First, check out this 3D model of a fully assembled Gills. In the sidebar on the left you can highlight parts and show/hide them.
(Ignore the potentiometer poking out towards the front. It is an optional headphone volume control, not part of the kit, and you don't have to do anything for Gills to work as intended.)


Inspectable 3D model

  1. - Solder the pin sockets to the bottom of the Gills PCB.

    - 1x6-pin socket, 2.54mm *1
    - 1x3-pin socket, 2.54mm *1
    - 2x2-pin socket, 2.54mm *1
    - 2x12-pin socket, 2.54mm *2



  2. - Solder the DC power input jack and then the 5 audio jacks to the bottom of the Gills PCB.

    - DC barrel jack *1
    - 6.35mm audio jack (NRJ6HF type) *5



  3. Now is a good time to solder pin headers to Ksoloti Core if you haven't done so.

    - You can insert the headers into the sockets on the Gills PCB to fix them during soldering and get a good fit.

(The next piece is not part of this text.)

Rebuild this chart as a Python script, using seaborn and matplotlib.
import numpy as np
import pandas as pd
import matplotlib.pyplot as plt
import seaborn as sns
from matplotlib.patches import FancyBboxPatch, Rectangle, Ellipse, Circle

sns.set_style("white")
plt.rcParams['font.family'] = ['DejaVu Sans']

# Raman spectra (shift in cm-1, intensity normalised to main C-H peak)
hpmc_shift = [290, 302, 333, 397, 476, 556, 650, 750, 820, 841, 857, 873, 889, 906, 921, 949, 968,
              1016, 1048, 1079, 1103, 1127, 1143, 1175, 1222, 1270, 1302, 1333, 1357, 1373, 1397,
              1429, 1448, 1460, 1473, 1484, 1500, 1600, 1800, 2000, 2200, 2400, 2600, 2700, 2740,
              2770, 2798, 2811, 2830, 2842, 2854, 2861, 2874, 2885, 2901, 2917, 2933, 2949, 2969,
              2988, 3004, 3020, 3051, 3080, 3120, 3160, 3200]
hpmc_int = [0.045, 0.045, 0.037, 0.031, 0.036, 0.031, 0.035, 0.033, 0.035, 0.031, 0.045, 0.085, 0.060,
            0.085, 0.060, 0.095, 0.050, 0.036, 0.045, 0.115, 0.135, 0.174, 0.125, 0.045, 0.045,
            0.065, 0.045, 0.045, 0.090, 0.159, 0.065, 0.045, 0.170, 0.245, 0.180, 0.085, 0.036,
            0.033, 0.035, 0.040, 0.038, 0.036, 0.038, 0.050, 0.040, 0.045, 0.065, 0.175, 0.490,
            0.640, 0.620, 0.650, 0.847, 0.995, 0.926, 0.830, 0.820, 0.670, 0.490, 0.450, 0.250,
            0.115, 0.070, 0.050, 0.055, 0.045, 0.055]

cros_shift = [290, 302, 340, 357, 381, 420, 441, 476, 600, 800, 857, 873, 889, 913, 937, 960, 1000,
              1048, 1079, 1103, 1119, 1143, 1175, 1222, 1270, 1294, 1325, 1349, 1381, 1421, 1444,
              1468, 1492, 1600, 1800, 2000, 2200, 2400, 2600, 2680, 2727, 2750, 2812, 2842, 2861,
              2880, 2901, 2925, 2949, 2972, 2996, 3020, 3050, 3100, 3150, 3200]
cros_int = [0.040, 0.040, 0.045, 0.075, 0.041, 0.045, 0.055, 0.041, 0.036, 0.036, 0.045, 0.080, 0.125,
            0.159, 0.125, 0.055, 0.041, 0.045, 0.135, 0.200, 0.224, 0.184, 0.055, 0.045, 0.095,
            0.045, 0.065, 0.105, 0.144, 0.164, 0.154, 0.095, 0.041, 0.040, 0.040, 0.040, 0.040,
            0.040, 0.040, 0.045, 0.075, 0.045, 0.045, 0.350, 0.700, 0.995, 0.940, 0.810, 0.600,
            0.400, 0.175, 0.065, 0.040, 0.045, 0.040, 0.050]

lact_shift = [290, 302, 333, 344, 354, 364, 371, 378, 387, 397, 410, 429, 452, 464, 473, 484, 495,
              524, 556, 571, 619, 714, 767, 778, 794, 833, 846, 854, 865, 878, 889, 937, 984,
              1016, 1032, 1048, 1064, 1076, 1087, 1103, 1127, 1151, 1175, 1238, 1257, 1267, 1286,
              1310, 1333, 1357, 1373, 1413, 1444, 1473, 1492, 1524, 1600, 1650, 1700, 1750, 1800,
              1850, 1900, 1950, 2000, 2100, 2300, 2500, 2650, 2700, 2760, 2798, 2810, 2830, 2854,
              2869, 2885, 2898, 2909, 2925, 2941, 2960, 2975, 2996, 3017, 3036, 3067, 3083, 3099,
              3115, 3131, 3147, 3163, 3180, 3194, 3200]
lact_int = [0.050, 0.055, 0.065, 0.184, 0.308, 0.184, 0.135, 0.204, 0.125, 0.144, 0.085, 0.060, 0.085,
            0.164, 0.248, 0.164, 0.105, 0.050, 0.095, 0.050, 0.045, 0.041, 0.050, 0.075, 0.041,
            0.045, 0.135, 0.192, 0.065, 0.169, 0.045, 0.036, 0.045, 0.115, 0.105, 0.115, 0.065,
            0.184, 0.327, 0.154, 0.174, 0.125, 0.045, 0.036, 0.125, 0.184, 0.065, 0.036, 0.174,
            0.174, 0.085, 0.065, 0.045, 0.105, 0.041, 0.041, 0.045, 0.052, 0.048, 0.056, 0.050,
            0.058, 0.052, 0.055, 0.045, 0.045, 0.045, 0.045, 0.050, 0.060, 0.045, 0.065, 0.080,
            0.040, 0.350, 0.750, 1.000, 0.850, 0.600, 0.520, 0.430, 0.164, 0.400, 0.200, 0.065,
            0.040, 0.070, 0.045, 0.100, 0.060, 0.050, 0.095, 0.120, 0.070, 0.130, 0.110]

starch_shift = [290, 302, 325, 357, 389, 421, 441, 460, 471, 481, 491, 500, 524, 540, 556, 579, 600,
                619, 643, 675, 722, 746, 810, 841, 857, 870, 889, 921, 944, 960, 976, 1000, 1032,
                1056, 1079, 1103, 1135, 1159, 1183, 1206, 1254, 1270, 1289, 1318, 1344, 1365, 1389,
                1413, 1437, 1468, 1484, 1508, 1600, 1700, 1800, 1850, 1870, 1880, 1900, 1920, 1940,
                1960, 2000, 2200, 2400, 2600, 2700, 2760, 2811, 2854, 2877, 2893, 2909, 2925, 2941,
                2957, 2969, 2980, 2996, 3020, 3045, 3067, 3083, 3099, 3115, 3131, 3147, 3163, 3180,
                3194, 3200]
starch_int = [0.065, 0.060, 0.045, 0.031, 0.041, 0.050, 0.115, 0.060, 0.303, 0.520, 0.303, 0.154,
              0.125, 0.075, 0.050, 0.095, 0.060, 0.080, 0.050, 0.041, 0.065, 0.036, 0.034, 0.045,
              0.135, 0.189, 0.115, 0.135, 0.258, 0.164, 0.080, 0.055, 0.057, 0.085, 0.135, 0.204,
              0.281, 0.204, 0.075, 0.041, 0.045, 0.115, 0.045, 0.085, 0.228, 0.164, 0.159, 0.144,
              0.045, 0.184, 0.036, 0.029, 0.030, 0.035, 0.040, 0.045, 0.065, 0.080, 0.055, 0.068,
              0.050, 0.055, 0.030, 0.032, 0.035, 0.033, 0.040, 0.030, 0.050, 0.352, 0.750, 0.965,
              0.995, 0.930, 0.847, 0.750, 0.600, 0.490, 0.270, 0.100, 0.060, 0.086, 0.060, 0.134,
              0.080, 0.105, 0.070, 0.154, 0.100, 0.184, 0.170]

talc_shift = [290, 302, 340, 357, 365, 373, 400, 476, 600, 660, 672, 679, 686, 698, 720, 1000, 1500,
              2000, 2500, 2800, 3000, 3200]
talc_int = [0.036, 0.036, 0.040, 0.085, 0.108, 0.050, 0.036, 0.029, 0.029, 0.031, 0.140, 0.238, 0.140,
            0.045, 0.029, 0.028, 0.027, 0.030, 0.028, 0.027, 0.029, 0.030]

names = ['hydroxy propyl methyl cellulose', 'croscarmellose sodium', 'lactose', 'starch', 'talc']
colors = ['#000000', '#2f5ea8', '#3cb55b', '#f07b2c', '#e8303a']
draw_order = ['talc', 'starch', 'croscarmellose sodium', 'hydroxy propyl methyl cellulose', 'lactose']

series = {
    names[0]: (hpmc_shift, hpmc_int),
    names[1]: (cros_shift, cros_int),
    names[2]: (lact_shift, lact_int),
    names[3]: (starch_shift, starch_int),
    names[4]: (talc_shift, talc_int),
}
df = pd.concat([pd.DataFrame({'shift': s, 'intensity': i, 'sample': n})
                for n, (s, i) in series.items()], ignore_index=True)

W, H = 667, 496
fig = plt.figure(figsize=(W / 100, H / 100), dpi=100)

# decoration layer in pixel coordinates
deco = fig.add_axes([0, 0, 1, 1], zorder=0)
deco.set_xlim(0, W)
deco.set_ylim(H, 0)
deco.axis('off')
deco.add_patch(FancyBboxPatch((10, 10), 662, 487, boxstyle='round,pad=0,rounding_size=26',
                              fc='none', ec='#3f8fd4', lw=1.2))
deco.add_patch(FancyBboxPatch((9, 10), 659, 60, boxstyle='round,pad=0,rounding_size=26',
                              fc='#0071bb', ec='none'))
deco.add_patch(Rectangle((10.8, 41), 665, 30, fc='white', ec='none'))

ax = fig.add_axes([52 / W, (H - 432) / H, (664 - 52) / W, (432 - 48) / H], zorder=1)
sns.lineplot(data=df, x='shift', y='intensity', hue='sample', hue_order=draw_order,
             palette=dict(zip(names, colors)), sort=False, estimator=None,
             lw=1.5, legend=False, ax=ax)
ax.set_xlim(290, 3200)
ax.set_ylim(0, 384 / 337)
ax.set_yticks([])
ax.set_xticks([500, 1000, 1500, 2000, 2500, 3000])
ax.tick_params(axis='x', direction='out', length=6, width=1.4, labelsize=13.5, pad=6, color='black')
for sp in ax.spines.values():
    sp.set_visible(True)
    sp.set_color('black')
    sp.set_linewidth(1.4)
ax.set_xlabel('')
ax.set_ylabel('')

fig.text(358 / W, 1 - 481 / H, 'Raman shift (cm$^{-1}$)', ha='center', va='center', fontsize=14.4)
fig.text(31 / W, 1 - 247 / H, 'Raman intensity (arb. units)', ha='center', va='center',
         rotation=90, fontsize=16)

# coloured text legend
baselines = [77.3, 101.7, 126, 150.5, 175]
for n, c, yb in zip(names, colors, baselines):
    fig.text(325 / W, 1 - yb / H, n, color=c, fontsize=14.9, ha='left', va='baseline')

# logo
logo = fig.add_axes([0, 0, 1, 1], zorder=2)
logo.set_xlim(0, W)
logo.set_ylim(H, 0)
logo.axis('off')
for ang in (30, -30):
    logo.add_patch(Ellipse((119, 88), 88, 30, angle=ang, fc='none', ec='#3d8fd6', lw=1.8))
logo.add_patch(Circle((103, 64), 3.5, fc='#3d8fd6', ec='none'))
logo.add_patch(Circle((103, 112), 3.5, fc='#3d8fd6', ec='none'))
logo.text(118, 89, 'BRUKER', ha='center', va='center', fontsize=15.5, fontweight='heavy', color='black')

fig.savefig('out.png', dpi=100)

No need to aim for a certain distance, the standoffs will take care of that later. Just solder the headers flush to the PCB surface.

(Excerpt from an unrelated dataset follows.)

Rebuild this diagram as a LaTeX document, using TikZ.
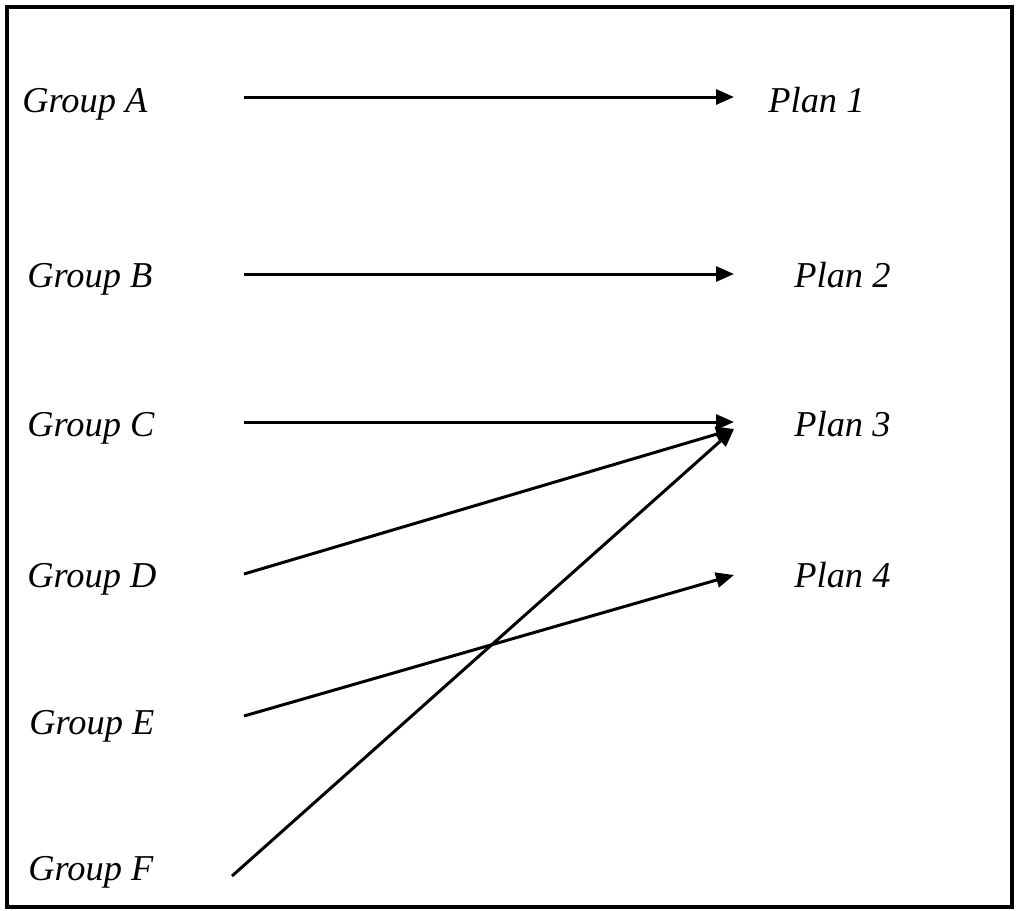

    - 1x6-pin header, 2.54mm *1
    - 1x3-pin header, 2.54mm *1
    - 2x12-pin header, 2.54mm *3

    If you already soldered any headers other than the ones shown here, no worries - you don't have to remove them to be able to use the Core with Gills.

    That's all you have to do on the Ksoloti Core! Put it aside for now.



  4. - Solder the two 3.5mm expansion jacks on the top side of the PCB.

    - Solder the two DIN MIDI jacks to the bottom.

    - Install four each of the 10mm and 20mm standoffs. Installing these standoffs now will make it easy to see if the big capacitor that came with your kit should be installed standing or lying flat. It will also simplify alignment of the remaining parts with the top panel.

    - Solder the big capacitor to the bottom now. THIS IS A POLARIZED PART! Make sure to install it the right way. Locate the printed strip on the side of the cap (this marks the "minus" or negative side) and align it so it fits the strip on the silkscreen. If it is less than 20mm tall (in other words, if fits well inside the distance the bottom 20mm standoffs create) you can solder it standing. Otherwise bend its legs and solder it lying flat.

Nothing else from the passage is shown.